Before the draft, Lee fully understood there was a chance he'd have to go outside his home state to play football for the first time in his life.

"I took a visit there (Steelers) and I thought I had a shot to go there, but for me there was obviously huge question marks and risks taking me because I had a partially torn ACL, I was coming off a torn ACL on my right knee and I had a partially torn ACL on my left knee," he says. "So I knew that I could drop on some people's boards and there was a big risk in taking me. And that's why I'm so grateful to the Cowboys because they did take a big risk on me.

"They told me, 'Hey, if you tear this knee we're going to fix it and you're going to come back.' They've really stuck with me through a lot."

The 55th pick in the 2010 draft is now a seven-year veteran, a perennial defensive captain and most recently, a first-time Pro Bowler back in January – one year after fully tearing the ACL in his left knee that he partially tore in college.

It's that kind of perseverance and dedication – whether it's football or mud volleyball – that has won the respect of his peers at every level.

"He's here early, he stays late and studies the game," Cowboys head coach Jason Garrett says. "He's always asking questions and you see him in meetings, in walkthroughs always trying to get things squared away and right."

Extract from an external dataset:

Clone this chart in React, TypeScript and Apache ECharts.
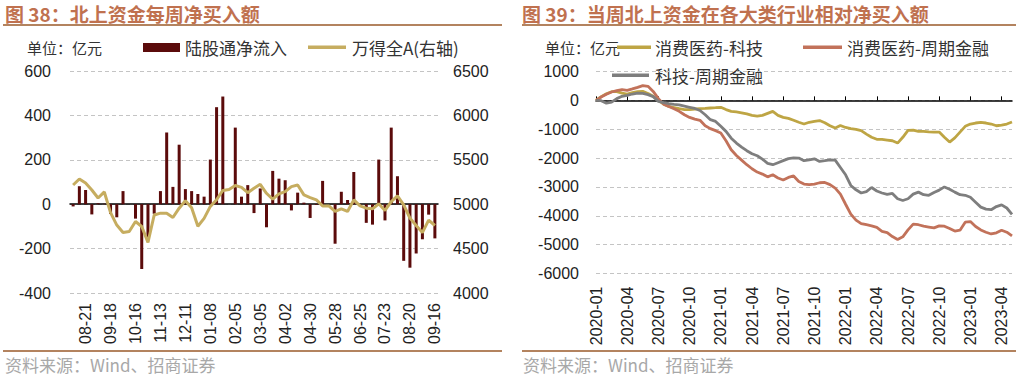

Lee has embraced Dallas, an NFL rival city to Pittsburgh since the legendary Cowboys-Steelers Super Bowl games in the '70s and '90s. "I want to try to win a Super Bowl here, do everything we can to do that," he says.

But he hasn't forgotten where it all started for him: western Pennsylvania, where football is king. Just like in Texas.

Render was sitting in his office this past spring when his phone rang. It was Lee, driving home from a workout.

"Now he had some time to kill in the car," Render laughs. "That particular day he called because he said he had a Pro Bowl jersey that he wanted me to have.

"I said, 'Do you mean me, or did you want me to give it to the boosters club for a raffle?' He said, 'No, no, I want you to have it.'"

Some 30 friends and family will be in attendance Sunday at Heinz Field. Lee jokes that they'll have Steelers gear underneath No. 50 Cowboys jerseys.

"It'll be a lot of fun," he says. "I know my family is excited about it. At the same point for me, my focus is trying to stop this unbelievable offense that they have that is loaded with talent, starting with a Hall of Fame quarterback (Ben Roethlisberger), unbelievable running back (Le'Veon Bell), great receiving corps -- one of the best players in the game, Antonio Brown. They've got a great offensive line.

"So for me, it's a game where we're going to have an extreme challenge."

Homecoming aside, Sunday is still a business trip for Sean Lee.

There's no other way he'd approach it.